The Seder suggests that today’s educational debates are not new. Its account of ancient history begins only after the youngest participant poses four ritual questions. Answers contain yet more questions, describing four children who ask about the tradition in different ways.
Teachers have long debated if dialogue or lecture is more effective and how children with varied abilities and learning styles should be taught. The Haggadah includes a balance of approaches, in contrast to all-or- nothing stances common in education today.
As the Book of Proverbs suggests (22:6, “Train a child according to his way”), the Haggadah states and answers questions differently for children with different knowledge or attitudes. Each alternative refers to a separate Biblical mandate to teach children about the Israelites’ ancient liberation. Jewish tradition says that because God would not needlessly repeat it, the instruction recurs so that the story can be retold for each way of learning.
Today, similar concerns about standardized instruction take many forms. Advocates of smaller classes say they permit teachers to adapt strategies to individual needs. Proponents of higher standards say tracking systems undercut students’ potential by placing the less able in easier courses. And special educators debate whether pupils with disabilities benefit from inclusion in regular classes.
E. D. Hirsch, a professor at the University of Virginia, suggests that a standard curriculum for all children should be organized around the same core knowledge needed for citizenship. Some educators say, however, that there is too much in this corpus for children to absorb, so learning should be guided instead by pupils’ own questions.
Howard Gardner, a professor at Harvard, defines seven types of intelligence. Some students, Dr. Gardner says, are more skilled with language. Others are more logical or spatially perceptive. Some learn by physically acting out new skills. Others are better listeners. Some learn better in groups. Others are more introspective.
Controversies about teaching history now pit those who want students to develop extensive factual knowledge against those who think history can be better understood if students experience a few events in depth, imagining they themselves were making historic decisions. The Haggadah balances these views.
Like Professor Hirsch, the Passover pedagogy emphasizes a common tradition. But it also insists that it be taught in response to questions. Like Dr. Gardner, the Haggadah prescribes different teaching for those with different abilities. But it does not predict whether this assures that all participants gain comparable understanding or if, at the end of the process, differences will be as great as before.
And because ancient rabbis worried about holding children’s interest, the Seder’s lectures are interspersed with songs and games.
The Haggadah invokes a first child who asks for detailed descriptions of laws Israelites must obey. The child is termed wise not only because he seeks detail, but also because he talks as if he himself had been liberated from slavery thousands of years before.
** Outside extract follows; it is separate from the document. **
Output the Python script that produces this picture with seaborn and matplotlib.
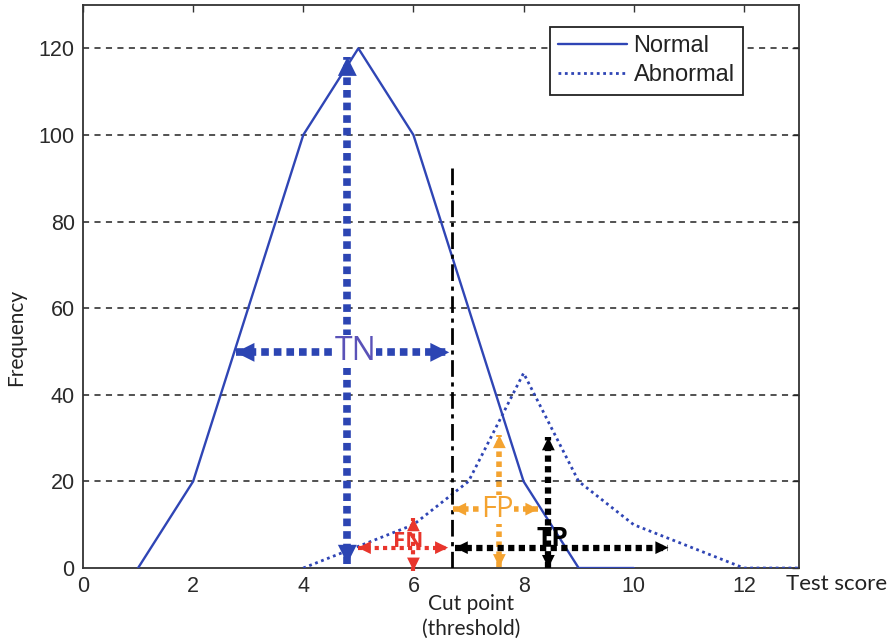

Then, the question is restated by a second child, one with an “attitude” who is defensive about being taught. The Haggadah calls this child wicked because he cannot picture himself as part of the Exodus. But he might better be described as self-centered and thus hard to educate. The Haggadah asks all participants to have historical imagination, pretending they themselves also wandered the desert.
This passage is particularly suggestive for Americans. Can an immigrant nation forge a definition of common citizenship without each participant coming to feel that “we” fought the Revolutionary War, “we” participated in the struggle to end slavery, or “we” liberated Europe from Nazism?
The Haggadah describes a third child who is simple and a fourth who does not even know how to ask. The simple child gets an answer without much detail. The last child is not ignored. Though no question was posed, instruction is still tried.
Secular educators today face issues of inquiry learning and curricular standardization that also concerned the ancients. The Talmud, a collection of Jewish laws developed more than 1,500 years ago, says the Seder cannot succeed unless children become curious enough to question it. And it adds, as in Proverbs, teaching should take place “in a manner appropriate to the understanding of the child.”
After so many years, educators still have not quite figured out how to do this.